◆ Provided data:
.....

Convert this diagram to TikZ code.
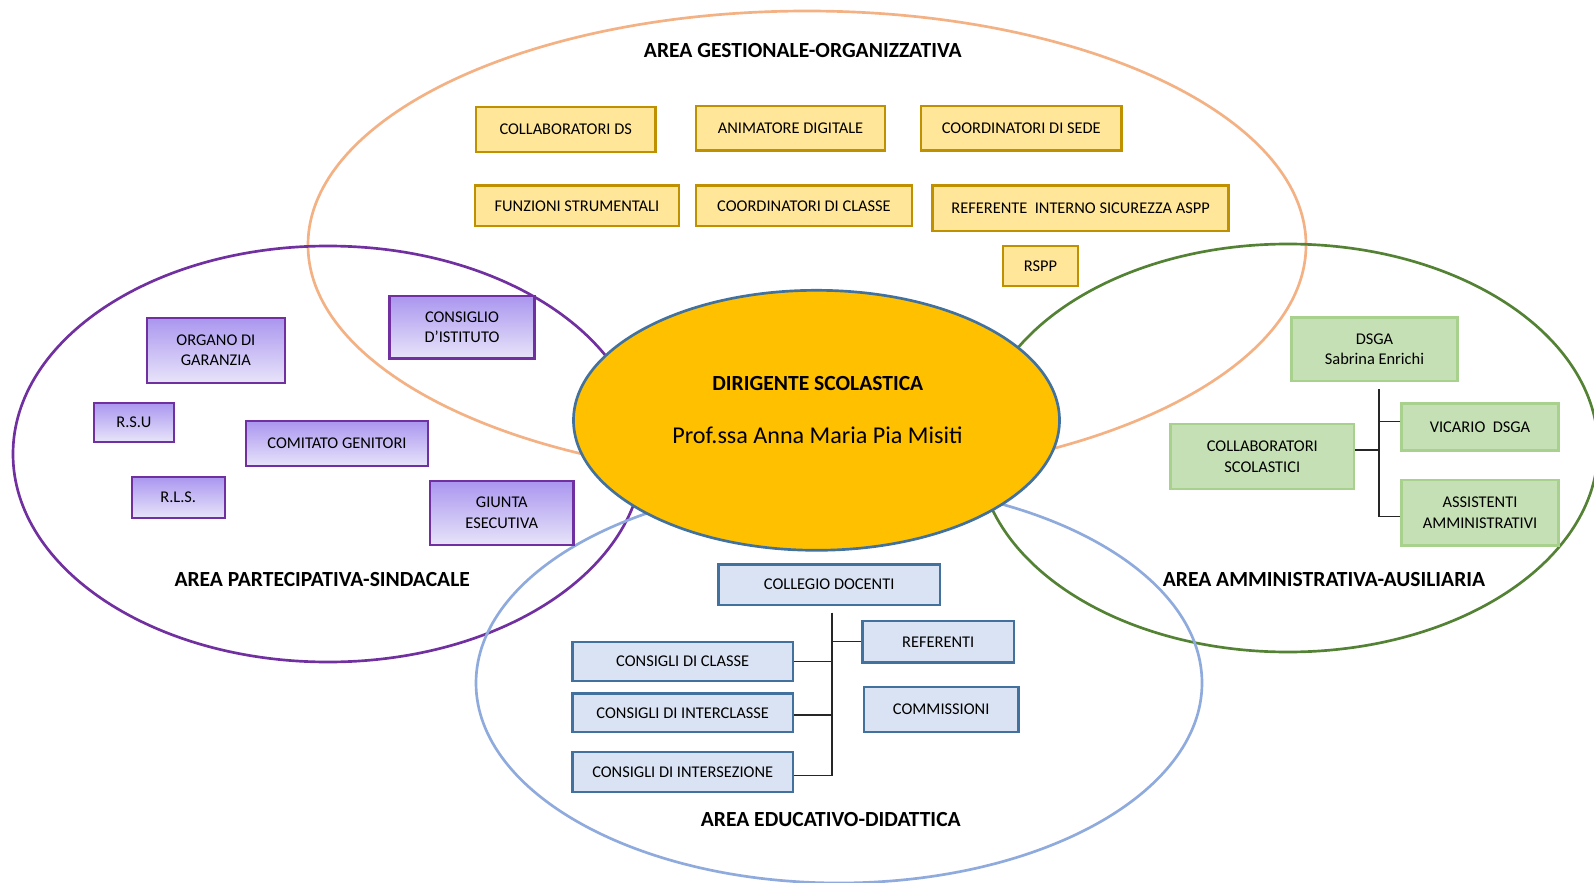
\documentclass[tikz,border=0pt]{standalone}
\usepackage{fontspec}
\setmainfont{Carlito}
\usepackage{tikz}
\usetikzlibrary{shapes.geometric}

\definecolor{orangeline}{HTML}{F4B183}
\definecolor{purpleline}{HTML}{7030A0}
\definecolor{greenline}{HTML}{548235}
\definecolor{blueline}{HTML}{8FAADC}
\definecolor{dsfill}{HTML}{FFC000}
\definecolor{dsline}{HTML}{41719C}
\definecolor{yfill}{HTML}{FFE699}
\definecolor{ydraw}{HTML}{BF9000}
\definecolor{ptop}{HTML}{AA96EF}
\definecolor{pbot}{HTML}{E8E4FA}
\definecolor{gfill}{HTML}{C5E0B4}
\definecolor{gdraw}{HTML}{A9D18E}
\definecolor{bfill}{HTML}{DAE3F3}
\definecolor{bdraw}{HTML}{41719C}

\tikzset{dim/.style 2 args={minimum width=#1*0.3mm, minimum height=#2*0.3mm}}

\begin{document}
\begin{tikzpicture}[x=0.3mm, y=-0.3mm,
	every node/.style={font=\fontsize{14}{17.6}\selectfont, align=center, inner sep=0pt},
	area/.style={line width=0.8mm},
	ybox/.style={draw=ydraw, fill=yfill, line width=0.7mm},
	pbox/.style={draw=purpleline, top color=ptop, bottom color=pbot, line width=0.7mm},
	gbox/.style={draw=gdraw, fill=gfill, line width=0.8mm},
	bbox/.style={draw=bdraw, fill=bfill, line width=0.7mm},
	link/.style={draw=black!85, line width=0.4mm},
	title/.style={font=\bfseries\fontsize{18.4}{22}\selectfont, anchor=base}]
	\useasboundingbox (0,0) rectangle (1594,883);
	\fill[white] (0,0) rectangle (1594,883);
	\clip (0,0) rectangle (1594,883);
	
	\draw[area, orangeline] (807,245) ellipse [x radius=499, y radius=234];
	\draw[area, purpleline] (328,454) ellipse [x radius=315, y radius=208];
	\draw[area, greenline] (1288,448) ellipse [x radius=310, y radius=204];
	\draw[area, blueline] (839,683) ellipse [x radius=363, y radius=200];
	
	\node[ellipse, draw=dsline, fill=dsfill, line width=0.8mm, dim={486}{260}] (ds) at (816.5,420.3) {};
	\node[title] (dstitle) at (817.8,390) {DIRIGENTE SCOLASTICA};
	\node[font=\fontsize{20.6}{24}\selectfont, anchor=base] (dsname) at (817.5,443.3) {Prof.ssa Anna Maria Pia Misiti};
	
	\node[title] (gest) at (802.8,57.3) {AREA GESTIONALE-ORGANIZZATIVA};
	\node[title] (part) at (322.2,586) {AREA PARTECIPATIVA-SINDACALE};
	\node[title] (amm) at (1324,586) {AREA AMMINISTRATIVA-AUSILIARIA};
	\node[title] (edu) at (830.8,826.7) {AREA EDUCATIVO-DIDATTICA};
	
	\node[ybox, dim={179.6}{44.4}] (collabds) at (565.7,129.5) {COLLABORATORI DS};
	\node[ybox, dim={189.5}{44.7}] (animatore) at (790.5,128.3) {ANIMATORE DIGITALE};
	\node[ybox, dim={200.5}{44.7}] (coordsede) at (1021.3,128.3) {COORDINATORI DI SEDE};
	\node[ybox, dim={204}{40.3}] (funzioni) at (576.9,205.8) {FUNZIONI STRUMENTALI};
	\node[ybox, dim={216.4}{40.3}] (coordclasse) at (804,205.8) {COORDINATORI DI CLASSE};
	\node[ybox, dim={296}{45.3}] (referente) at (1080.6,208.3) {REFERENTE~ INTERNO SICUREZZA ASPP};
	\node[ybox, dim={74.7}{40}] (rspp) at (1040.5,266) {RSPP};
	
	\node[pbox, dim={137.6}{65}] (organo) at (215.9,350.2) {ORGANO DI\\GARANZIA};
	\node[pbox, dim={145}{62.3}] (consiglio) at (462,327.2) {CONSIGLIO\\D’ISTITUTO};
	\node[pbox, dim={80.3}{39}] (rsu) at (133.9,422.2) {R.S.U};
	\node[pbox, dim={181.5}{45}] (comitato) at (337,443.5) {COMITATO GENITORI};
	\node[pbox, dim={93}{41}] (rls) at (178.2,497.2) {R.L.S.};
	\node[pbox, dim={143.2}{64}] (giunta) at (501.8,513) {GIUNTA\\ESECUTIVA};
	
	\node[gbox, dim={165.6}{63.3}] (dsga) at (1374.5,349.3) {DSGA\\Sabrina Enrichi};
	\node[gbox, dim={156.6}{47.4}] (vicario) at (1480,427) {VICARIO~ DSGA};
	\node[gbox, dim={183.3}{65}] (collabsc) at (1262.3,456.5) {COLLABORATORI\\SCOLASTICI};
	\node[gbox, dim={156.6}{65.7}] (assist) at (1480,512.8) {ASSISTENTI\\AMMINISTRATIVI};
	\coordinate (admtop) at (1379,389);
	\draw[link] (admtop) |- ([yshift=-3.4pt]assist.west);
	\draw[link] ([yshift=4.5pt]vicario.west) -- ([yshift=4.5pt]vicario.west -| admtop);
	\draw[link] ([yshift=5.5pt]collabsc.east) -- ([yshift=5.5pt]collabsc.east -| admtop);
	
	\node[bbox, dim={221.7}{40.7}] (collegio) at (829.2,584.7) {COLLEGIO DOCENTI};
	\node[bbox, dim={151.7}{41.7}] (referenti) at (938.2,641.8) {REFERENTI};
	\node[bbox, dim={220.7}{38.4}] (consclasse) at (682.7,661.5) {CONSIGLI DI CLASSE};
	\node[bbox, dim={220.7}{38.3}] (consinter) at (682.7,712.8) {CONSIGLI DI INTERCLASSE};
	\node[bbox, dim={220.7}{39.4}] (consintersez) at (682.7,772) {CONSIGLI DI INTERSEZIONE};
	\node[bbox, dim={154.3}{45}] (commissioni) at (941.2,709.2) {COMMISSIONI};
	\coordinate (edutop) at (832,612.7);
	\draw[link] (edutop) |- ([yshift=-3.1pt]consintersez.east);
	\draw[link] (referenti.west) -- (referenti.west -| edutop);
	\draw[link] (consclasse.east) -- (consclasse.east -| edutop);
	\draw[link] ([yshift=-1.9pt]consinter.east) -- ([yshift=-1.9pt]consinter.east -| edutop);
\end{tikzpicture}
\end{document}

.....

◆ Task: Without the pictures, print the whole listing exactly as given.

◆ Answer for the task:
Convert this diagram to TikZ code.
\documentclass[tikz,border=0pt]{standalone}
\usepackage{fontspec}
\setmainfont{Carlito}
\usepackage{tikz}
\usetikzlibrary{shapes.geometric}

\definecolor{orangeline}{HTML}{F4B183}
\definecolor{purpleline}{HTML}{7030A0}
\definecolor{greenline}{HTML}{548235}
\definecolor{blueline}{HTML}{8FAADC}
\definecolor{dsfill}{HTML}{FFC000}
\definecolor{dsline}{HTML}{41719C}
\definecolor{yfill}{HTML}{FFE699}
\definecolor{ydraw}{HTML}{BF9000}
\definecolor{ptop}{HTML}{AA96EF}
\definecolor{pbot}{HTML}{E8E4FA}
\definecolor{gfill}{HTML}{C5E0B4}
\definecolor{gdraw}{HTML}{A9D18E}
\definecolor{bfill}{HTML}{DAE3F3}
\definecolor{bdraw}{HTML}{41719C}

\tikzset{dim/.style 2 args={minimum width=#1*0.3mm, minimum height=#2*0.3mm}}

\begin{document}
\begin{tikzpicture}[x=0.3mm, y=-0.3mm,
	every node/.style={font=\fontsize{14}{17.6}\selectfont, align=center, inner sep=0pt},
	area/.style={line width=0.8mm},
	ybox/.style={draw=ydraw, fill=yfill, line width=0.7mm},
	pbox/.style={draw=purpleline, top color=ptop, bottom color=pbot, line width=0.7mm},
	gbox/.style={draw=gdraw, fill=gfill, line width=0.8mm},
	bbox/.style={draw=bdraw, fill=bfill, line width=0.7mm},
	link/.style={draw=black!85, line width=0.4mm},
	title/.style={font=\bfseries\fontsize{18.4}{22}\selectfont, anchor=base}]
	\useasboundingbox (0,0) rectangle (1594,883);
	\fill[white] (0,0) rectangle (1594,883);
	\clip (0,0) rectangle (1594,883);
	
	\draw[area, orangeline] (807,245) ellipse [x radius=499, y radius=234];
	\draw[area, purpleline] (328,454) ellipse [x radius=315, y radius=208];
	\draw[area, greenline] (1288,448) ellipse [x radius=310, y radius=204];
	\draw[area, blueline] (839,683) ellipse [x radius=363, y radius=200];
	
	\node[ellipse, draw=dsline, fill=dsfill, line width=0.8mm, dim={486}{260}] (ds) at (816.5,420.3) {};
	\node[title] (dstitle) at (817.8,390) {DIRIGENTE SCOLASTICA};
	\node[font=\fontsize{20.6}{24}\selectfont, anchor=base] (dsname) at (817.5,443.3) {Prof.ssa Anna Maria Pia Misiti};
	
	\node[title] (gest) at (802.8,57.3) {AREA GESTIONALE-ORGANIZZATIVA};
	\node[title] (part) at (322.2,586) {AREA PARTECIPATIVA-SINDACALE};
	\node[title] (amm) at (1324,586) {AREA AMMINISTRATIVA-AUSILIARIA};
	\node[title] (edu) at (830.8,826.7) {AREA EDUCATIVO-DIDATTICA};
	
	\node[ybox, dim={179.6}{44.4}] (collabds) at (565.7,129.5) {COLLABORATORI DS};
	\node[ybox, dim={189.5}{44.7}] (animatore) at (790.5,128.3) {ANIMATORE DIGITALE};
	\node[ybox, dim={200.5}{44.7}] (coordsede) at (1021.3,128.3) {COORDINATORI DI SEDE};
	\node[ybox, dim={204}{40.3}] (funzioni) at (576.9,205.8) {FUNZIONI STRUMENTALI};
	\node[ybox, dim={216.4}{40.3}] (coordclasse) at (804,205.8) {COORDINATORI DI CLASSE};
	\node[ybox, dim={296}{45.3}] (referente) at (1080.6,208.3) {REFERENTE~ INTERNO SICUREZZA ASPP};
	\node[ybox, dim={74.7}{40}] (rspp) at (1040.5,266) {RSPP};
	
	\node[pbox, dim={137.6}{65}] (organo) at (215.9,350.2) {ORGANO DI\\GARANZIA};
	\node[pbox, dim={145}{62.3}] (consiglio) at (462,327.2) {CONSIGLIO\\D’ISTITUTO};
	\node[pbox, dim={80.3}{39}] (rsu) at (133.9,422.2) {R.S.U};
	\node[pbox, dim={181.5}{45}] (comitato) at (337,443.5) {COMITATO GENITORI};
	\node[pbox, dim={93}{41}] (rls) at (178.2,497.2) {R.L.S.};
	\node[pbox, dim={143.2}{64}] (giunta) at (501.8,513) {GIUNTA\\ESECUTIVA};
	
	\node[gbox, dim={165.6}{63.3}] (dsga) at (1374.5,349.3) {DSGA\\Sabrina Enrichi};
	\node[gbox, dim={156.6}{47.4}] (vicario) at (1480,427) {VICARIO~ DSGA};
	\node[gbox, dim={183.3}{65}] (collabsc) at (1262.3,456.5) {COLLABORATORI\\SCOLASTICI};
	\node[gbox, dim={156.6}{65.7}] (assist) at (1480,512.8) {ASSISTENTI\\AMMINISTRATIVI};
	\coordinate (admtop) at (1379,389);
	\draw[link] (admtop) |- ([yshift=-3.4pt]assist.west);
	\draw[link] ([yshift=4.5pt]vicario.west) -- ([yshift=4.5pt]vicario.west -| admtop);
	\draw[link] ([yshift=5.5pt]collabsc.east) -- ([yshift=5.5pt]collabsc.east -| admtop);
	
	\node[bbox, dim={221.7}{40.7}] (collegio) at (829.2,584.7) {COLLEGIO DOCENTI};
	\node[bbox, dim={151.7}{41.7}] (referenti) at (938.2,641.8) {REFERENTI};
	\node[bbox, dim={220.7}{38.4}] (consclasse) at (682.7,661.5) {CONSIGLI DI CLASSE};
	\node[bbox, dim={220.7}{38.3}] (consinter) at (682.7,712.8) {CONSIGLI DI INTERCLASSE};
	\node[bbox, dim={220.7}{39.4}] (consintersez) at (682.7,772) {CONSIGLI DI INTERSEZIONE};
	\node[bbox, dim={154.3}{45}] (commissioni) at (941.2,709.2) {COMMISSIONI};
	\coordinate (edutop) at (832,612.7);
	\draw[link] (edutop) |- ([yshift=-3.1pt]consintersez.east);
	\draw[link] (referenti.west) -- (referenti.west -| edutop);
	\draw[link] (consclasse.east) -- (consclasse.east -| edutop);
	\draw[link] ([yshift=-1.9pt]consinter.east) -- ([yshift=-1.9pt]consinter.east -| edutop);
\end{tikzpicture}
\end{document}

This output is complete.